Spot the difference: researchers have found that despite look similar, sea ice and tea scum break apart through different physical mechanisms (courtesy: Saddier et al./APS 2024)

Physicists reveal the mechanics of tea scum

by · Physics World

If you have ever brewed a cup of black tea with hard water you will be familiar with the oily film that can form on the surface of the tea after just a few minutes.

Known as “tea scum” the film consists of calcium carbonate crystals within an organic matrix. Yet it can be easily broken apart with a quick stir of a teaspoon.

Physicists in France and the UK have now examined how this film forms and also what happens when it breaks apart through stirring.

They did so by first sprinkling graphite powder into a water tank. Thanks to capillary forces, the particles gradually clump together to form rafts. The researchers then generated waves in the tank that broke apart the rafts and filmed the process with a camera.

Through these experiments and theoretical modelling, they found that the rafts break up when diagonal cracks form at thte raft’s centre. This causes them to fracture into larger chunks before the waves eventually eroded them away.
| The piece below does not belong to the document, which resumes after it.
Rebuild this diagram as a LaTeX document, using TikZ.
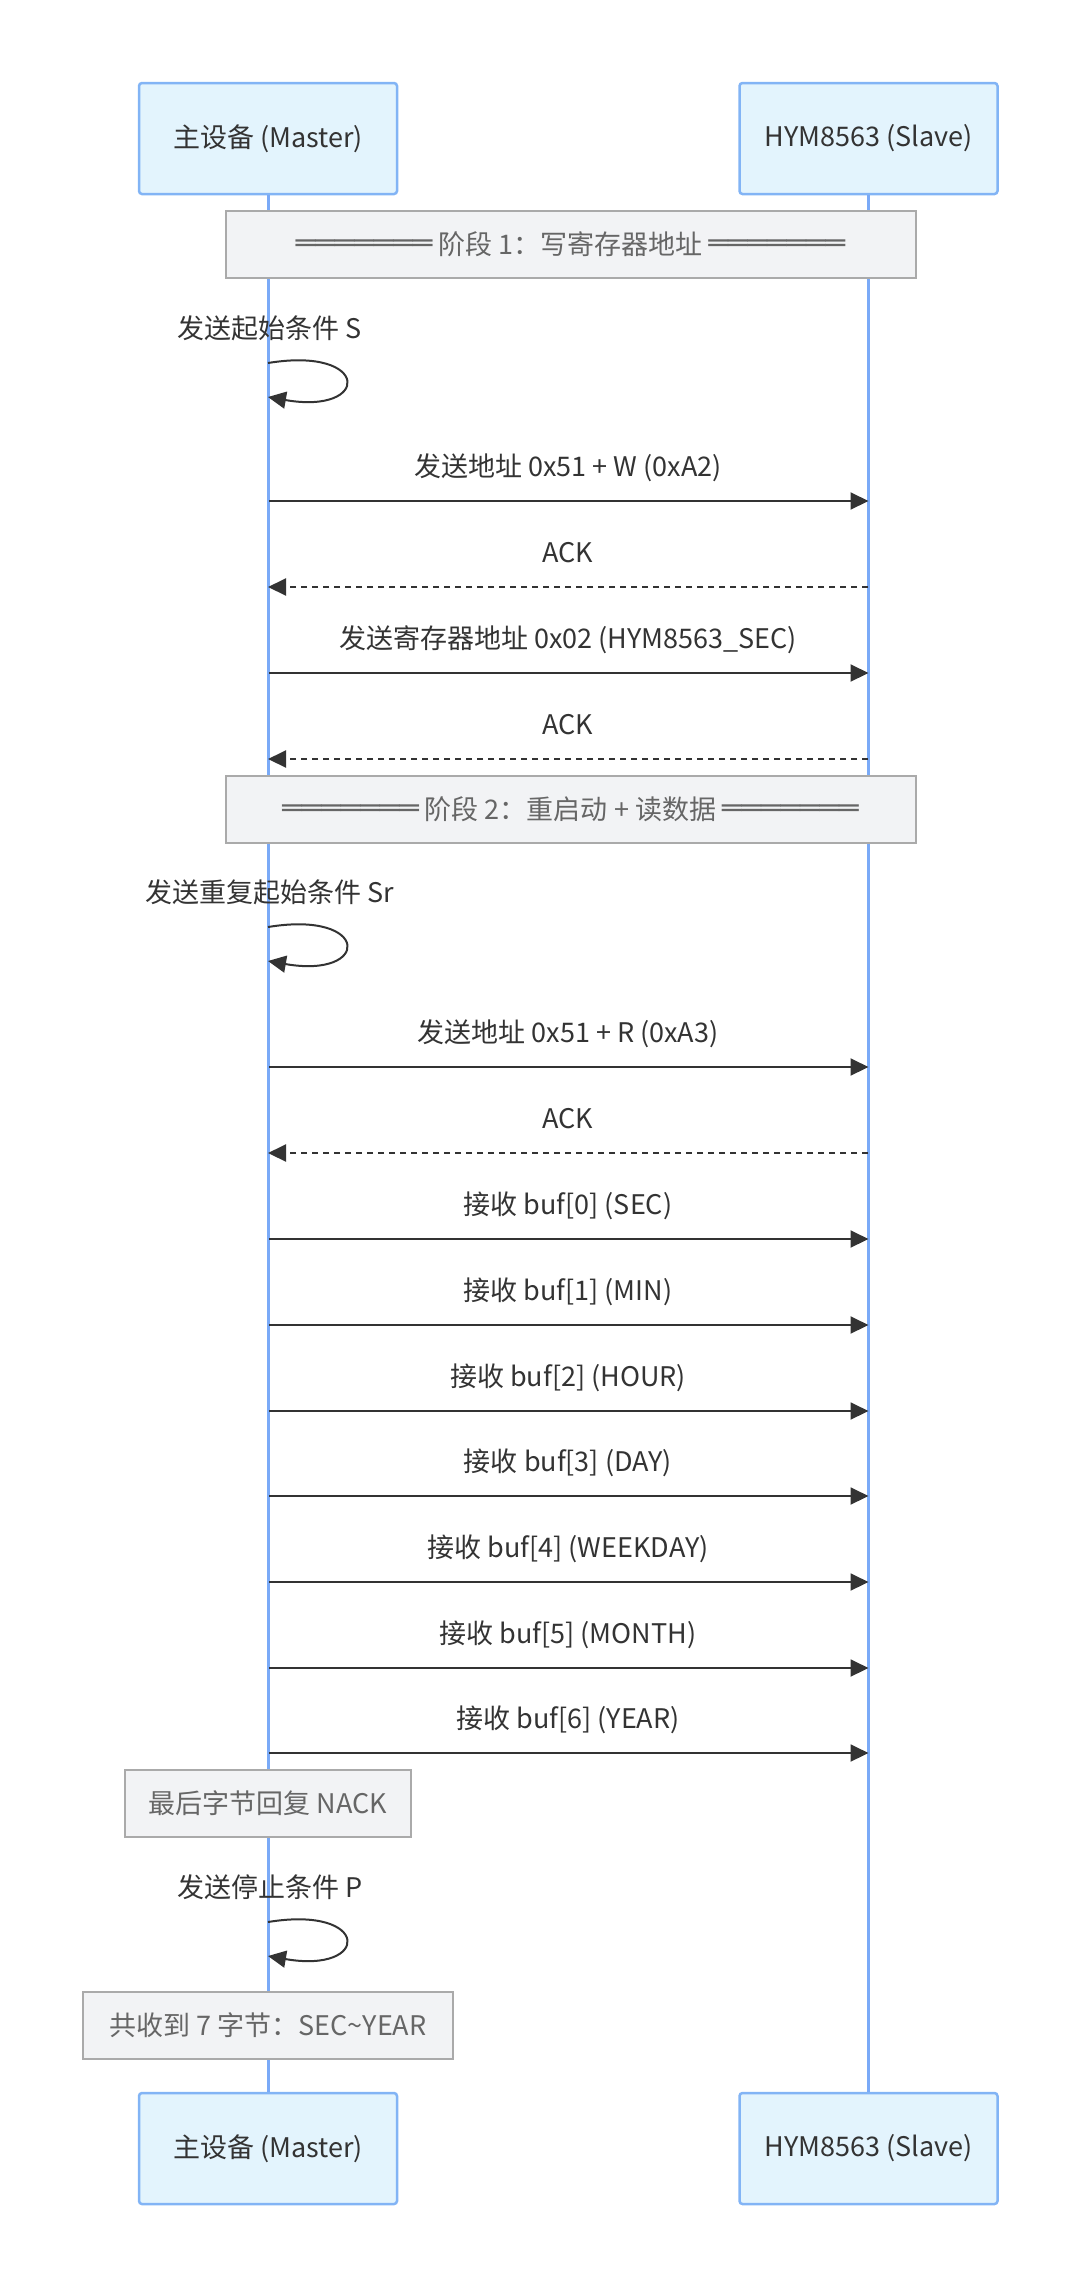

They found that the polygonal shapes created when the rafts split up is the same as that seen in ice floes.

Despite the visual similarities, however, sea ice and tea scum break up through different physical mechanisms. While ice is brittle, bending and snapping under the weight of crushing waves, the graphite rafts come apart when the viscous stress exerted by the waves overcome the capillary forces that hold the individual particles together.

Buoyed by their findings, the researchers now plan to use their model to explain the behaviour of other thin biofilms, such as pond scum.